Hay bellos detalles en su práctica de la liturgia, por ejemplo, de modo destacado, en el canto de los salmos de acuerdo con el orden que desde hace siglos se ha propuesto: los coros elevan la plegaria y se contestan alternativamente en la bella forma musical denominada antífona: a los versos iniciales responde el otro coro, en un canto alternado lleno de solemnidad y devoción. Con el uso de los hábitos negros se evidencia el respeto a los inmemoriales usos: procesión, sitios y ratos de silencio, lectura en voz alta en la hora de la cena. Todo apunta a la “escucha atenta y admirada de la palabra de Dios”, la Lectio Divina. Hay una alegría profunda al apreciar la belleza formal y la riqueza de las metáforas presentes en los salmos, a la vez poesía mística e inmortal historia del pueblo judío.

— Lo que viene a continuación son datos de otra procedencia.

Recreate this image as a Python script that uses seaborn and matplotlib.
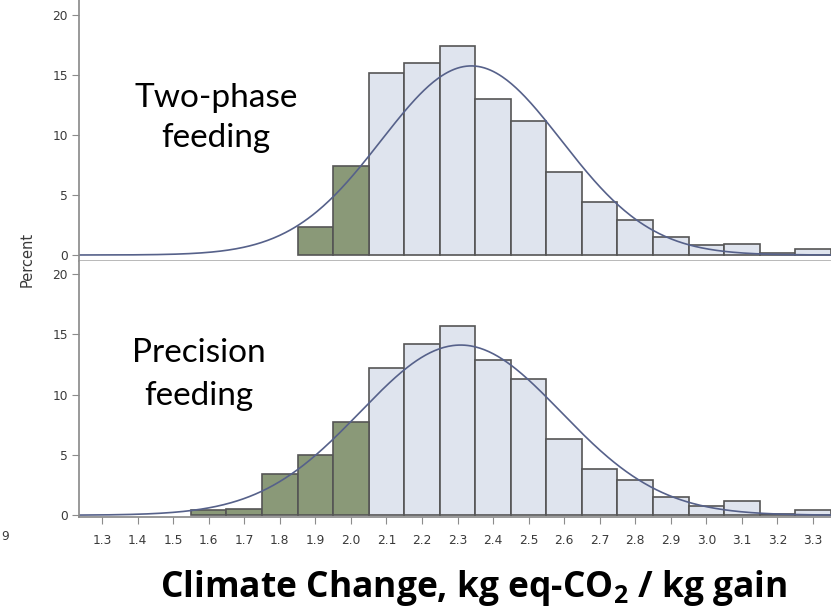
import numpy as np
import pandas as pd
import matplotlib
matplotlib.use("Agg")
import matplotlib.pyplot as plt
import seaborn as sns

# ---------------- data ----------------
top_bins = [1.9, 2.0, 2.1, 2.2, 2.3, 2.4, 2.5, 2.6, 2.7, 2.8, 2.9, 3.0, 3.1, 3.2, 3.3]
top_pct = [2.3, 7.4, 15.2, 16.0, 17.4, 13.0, 11.2, 6.9, 4.4, 2.9, 1.5, 0.8, 0.9, 0.2, 0.5]

bottom_bins = [1.6, 1.7, 1.8, 1.9, 2.0, 2.1, 2.2, 2.3, 2.4, 2.5, 2.6, 2.7, 2.8, 2.9, 3.0, 3.1, 3.2, 3.3]
bottom_pct = [0.4, 0.5, 3.4, 5.0, 7.7, 12.2, 14.2, 15.7, 12.9, 11.3, 6.3, 3.8, 2.9, 1.5, 0.8, 1.2, 0.1, 0.4]

x_ticks = [1.3, 1.4, 1.5, 1.6, 1.7, 1.8, 1.9, 2.0, 2.1, 2.2, 2.3, 2.4, 2.5, 2.6, 2.7, 2.8, 2.9, 3.0, 3.1, 3.2, 3.3]
x_tick_labels = ["1.3", "1.4", "1.5", "1.6", "1.7", "1.8", "1.9", "2.0", "2.1", "2.2", "2.3",
                 "2.4", "2.5", "2.6", "2.7", "2.8", "2.9", "3.0", "3.1", "3.2", "3.3"]
y_ticks = [0, 5, 10, 15, 20]
green_limit = 2.05          # bins below this value are highlighted
bin_width = 0.1

panel_titles = [("Two-phase", "feeding"), ("Precision", "feeding")]
x_label = r"Climate Change, kg eq-CO$_{2}$ / kg gain"

# ---------------- style ----------------
sns.set_theme(style="white")
plt.rcParams["font.family"] = ["DejaVu Sans"]
plt.rcParams["mathtext.fontset"] = "custom"
plt.rcParams["mathtext.rm"] = "Open Sans:bold"
plt.rcParams["mathtext.it"] = "Open Sans:bold"
plt.rcParams["mathtext.bf"] = "Open Sans:bold"

GREEN = "#8a9978"
LIGHT = "#dfe4ee"
EDGE = "#555555"
CURVE = "#56618a"
AXIS = "#8c8c8c"
TICKTXT = "#3a3a3a"

W, H = 831, 609
fig = plt.figure(figsize=(W / 100, H / 100), dpi=100)

left = 79 / W
split = 1 - 261 / H
bottom = 1 - 517 / H
ax_top = fig.add_axes([left, split, 1 - left, 1 - split])
ax_bot = fig.add_axes([left, bottom, 1 - left, split - bottom])

xlim = (1.2353, 3.3506)


def draw_panel(ax, bins, pct, ylim):
    df = pd.DataFrame({"x": bins, "pct": pct})
    df["grp"] = np.where(df["x"] < green_limit, "low", "high")
    for grp, col in [("high", LIGHT), ("low", GREEN)]:
        sub = df[df["grp"] == grp]
        lo = sub["x"].min() - bin_width / 2
        hi = sub["x"].max() + bin_width / 2
        sns.histplot(data=sub, x="x", weights="pct", binwidth=bin_width,
                     binrange=(lo, hi), stat="count",
                     color=col, alpha=1, edgecolor=EDGE, linewidth=1.2, ax=ax)
    # fitted normal curve from the histogram itself
    w = np.array(pct, dtype=float)
    xs = np.array(bins, dtype=float)
    mu = np.sum(w * xs) / np.sum(w)
    sd = np.sqrt(np.sum(w * (xs - mu) ** 2) / np.sum(w))
    gx = np.linspace(xlim[0], xlim[1], 500)
    gy = 100 * bin_width * np.exp(-0.5 * ((gx - mu) / sd) ** 2) / (sd * np.sqrt(2 * np.pi))
    sns.lineplot(x=gx, y=gy, color=CURVE, linewidth=1.2, ax=ax)
    ax.set_xlim(*xlim)
    ax.set_ylim(*ylim)
    ax.set_yticks(y_ticks)
    ax.set_yticklabels([str(v) for v in y_ticks])
    ax.set_xlabel("")
    ax.set_ylabel("")
    for s in ["top", "right"]:
        ax.spines[s].set_visible(False)
    ax.spines["left"].set_color(AXIS)
    ax.spines["bottom"].set_color("#b0b0b0")
    ax.tick_params(axis="y", left=True, length=5, width=0.8, color=AXIS,
                   labelsize=8.8, labelcolor=TICKTXT, pad=3)
    ax.set_facecolor("white")


draw_panel(ax_top, top_bins, top_pct, (-0.5, 21.25))
draw_panel(ax_bot, bottom_bins, bottom_pct, (-0.15, 21.1))

ax_top.set_xticks([])
ax_bot.set_xticks(x_ticks)
ax_bot.set_xticklabels(x_tick_labels)
ax_bot.tick_params(axis="x", bottom=True, length=5, width=0.8, color=AXIS,
                   labelsize=8.8, labelcolor=TICKTXT, pad=7)
ax_bot.spines["bottom"].set_color(AXIS)

# panel annotations
tfont = dict(family="Lato", fontsize=24, color="black", ha="center", va="baseline")
fig.text(216 / W, 1 - 107 / H, panel_titles[0][0], **tfont)
fig.text(216 / W, 1 - 147 / H, panel_titles[0][1], **tfont)
fig.text(199 / W, 1 - 362 / H, panel_titles[1][0], **tfont)
fig.text(199 / W, 1 - 405 / H, panel_titles[1][1], **tfont)

# shared y label and x label
fig.text(27 / W, 1 - 259 / H, "Percent", rotation=90, ha="center", va="center",
         fontsize=10.5, color=TICKTXT)
fig.text(474 / W, 1 - 597 / H, x_label, family="Open Sans", fontweight="bold",
         fontsize=25.5, color="black", ha="center", va="baseline")

# fragment of neighbouring panel's tick label at the left edge
fig.text(1 / W, 1 - 536 / H, "9", ha="left", va="center", fontsize=8.8, color=TICKTXT)

fig.savefig("out.png", dpi=100, facecolor="white")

Tras unos breves días de rutina benedictina es hora de regresar a este mundo, al del lado de acá, de las tribulaciones y afanes normales de la vida del común de los mortales. Regreso con una sensación amable, por haber sido refrescado por una brisa tenue y breve que evoca los mensajes verdaderamente importantes. De nuevo ingreso al mundo, con una recarga que impulsa a continuar este viaje recordando de modo contundente el fin metafísico de la existencia; a fin de cuenta, somos todos “homo viator”. Conviene a veces retornar a la formación de la conciencia, de la interioridad, de lo que sabemos que está allí pero no parece algunas veces tan evidente, la noción fundamental y los primeros principios del ser: la conciencia, la interioridad, la noción de ser alguien limitado y finito, siempre en busca de un motivo válido para seguir adelante y para cumplir metas. Al abandonar aquella amable casa de oración viene necesariamente a mi memoria otro escolio de Gómez Dávila: “Si no es de Dios que hablamos, no es sensato hablar de nada seriamente”.